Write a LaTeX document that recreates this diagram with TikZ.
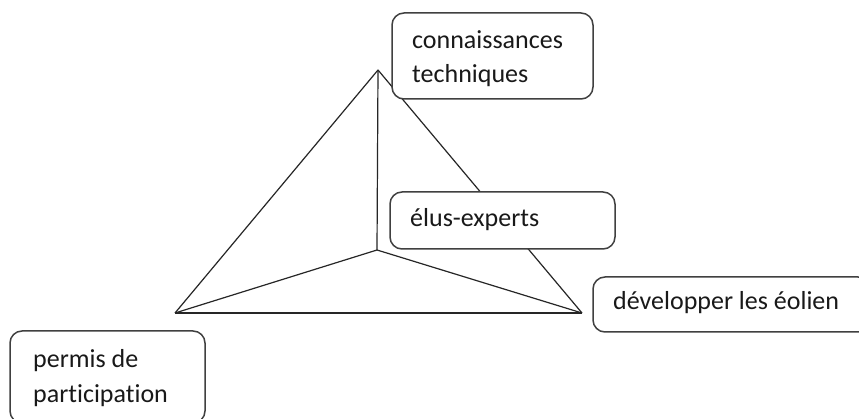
\documentclass[tikz,border=0pt]{standalone}
\usepackage{fontspec}
\setmainfont[Ligatures=NoCommon]{Carlito}
\begin{document}
\begin{tikzpicture}[x=1pt,y=-1pt,
  edge/.style={draw=black!85,line width=1.2pt},
  box/.style={draw=black!75,line width=1.5pt,fill=white,rounded corners=12pt,inner sep=0pt},
  lbl/.style={font=\fontsize{26}{34}\selectfont,text=black!90,inner sep=0pt}]
\useasboundingbox (0,0) rectangle (859,419);
\fill[white] (0,0) rectangle (859,419);
% vertices
\coordinate (A) at (378,70);
\coordinate (I) at (377,250);
\coordinate (L) at (175,313);
\coordinate (R) at (582,313);
\draw[edge] (A) -- (L);
\draw[edge] (A) -- (I);
\draw[edge] (A) -- (R);
\draw[edge] (L) -- (R);
\draw[edge] (L) -- (I);
\draw[edge] (I) -- (R);
% boxes
\node[box,minimum width=201pt,minimum height=86pt] (tech) at (492.5,56) {};
\node[box,minimum width=225pt,minimum height=57pt] (elus) at (502.5,220.5) {};
\node[box,minimum width=277pt,minimum height=55pt] (dev) at (731.5,304.5) {};
\node[box,minimum width=195pt,minimum height=92pt] (perm) at (107.5,377) {};
% texts
\node[lbl,anchor=base west] (t1) at (412,49) {connaissances};
\node[lbl,anchor=base west] (t2) at (412,83) {techniques};
\node[lbl,anchor=base west] (t3) at (410,227) {élus-experts};
\node[lbl,anchor=base west] (t4) at (613,310) {développer les éolien};
\node[lbl,anchor=base west] (t5) at (33,367) {permis de};
\node[lbl,anchor=base west] (t6) at (33,402) {participation};
\end{tikzpicture}
\end{document}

------------------------------

• [Instructions to follow]
Copy the data character for character, but drop all pictures from the copy.

• [Result of this task]
Write a LaTeX document that recreates this diagram with TikZ.
\documentclass[tikz,border=0pt]{standalone}
\usepackage{fontspec}
\setmainfont[Ligatures=NoCommon]{Carlito}
\begin{document}
\begin{tikzpicture}[x=1pt,y=-1pt,
  edge/.style={draw=black!85,line width=1.2pt},
  box/.style={draw=black!75,line width=1.5pt,fill=white,rounded corners=12pt,inner sep=0pt},
  lbl/.style={font=\fontsize{26}{34}\selectfont,text=black!90,inner sep=0pt}]
\useasboundingbox (0,0) rectangle (859,419);
\fill[white] (0,0) rectangle (859,419);
% vertices
\coordinate (A) at (378,70);
\coordinate (I) at (377,250);
\coordinate (L) at (175,313);
\coordinate (R) at (582,313);
\draw[edge] (A) -- (L);
\draw[edge] (A) -- (I);
\draw[edge] (A) -- (R);
\draw[edge] (L) -- (R);
\draw[edge] (L) -- (I);
\draw[edge] (I) -- (R);
% boxes
\node[box,minimum width=201pt,minimum height=86pt] (tech) at (492.5,56) {};
\node[box,minimum width=225pt,minimum height=57pt] (elus) at (502.5,220.5) {};
\node[box,minimum width=277pt,minimum height=55pt] (dev) at (731.5,304.5) {};
\node[box,minimum width=195pt,minimum height=92pt] (perm) at (107.5,377) {};
% texts
\node[lbl,anchor=base west] (t1) at (412,49) {connaissances};
\node[lbl,anchor=base west] (t2) at (412,83) {techniques};
\node[lbl,anchor=base west] (t3) at (410,227) {élus-experts};
\node[lbl,anchor=base west] (t4) at (613,310) {développer les éolien};
\node[lbl,anchor=base west] (t5) at (33,367) {permis de};
\node[lbl,anchor=base west] (t6) at (33,402) {participation};
\end{tikzpicture}
\end{document}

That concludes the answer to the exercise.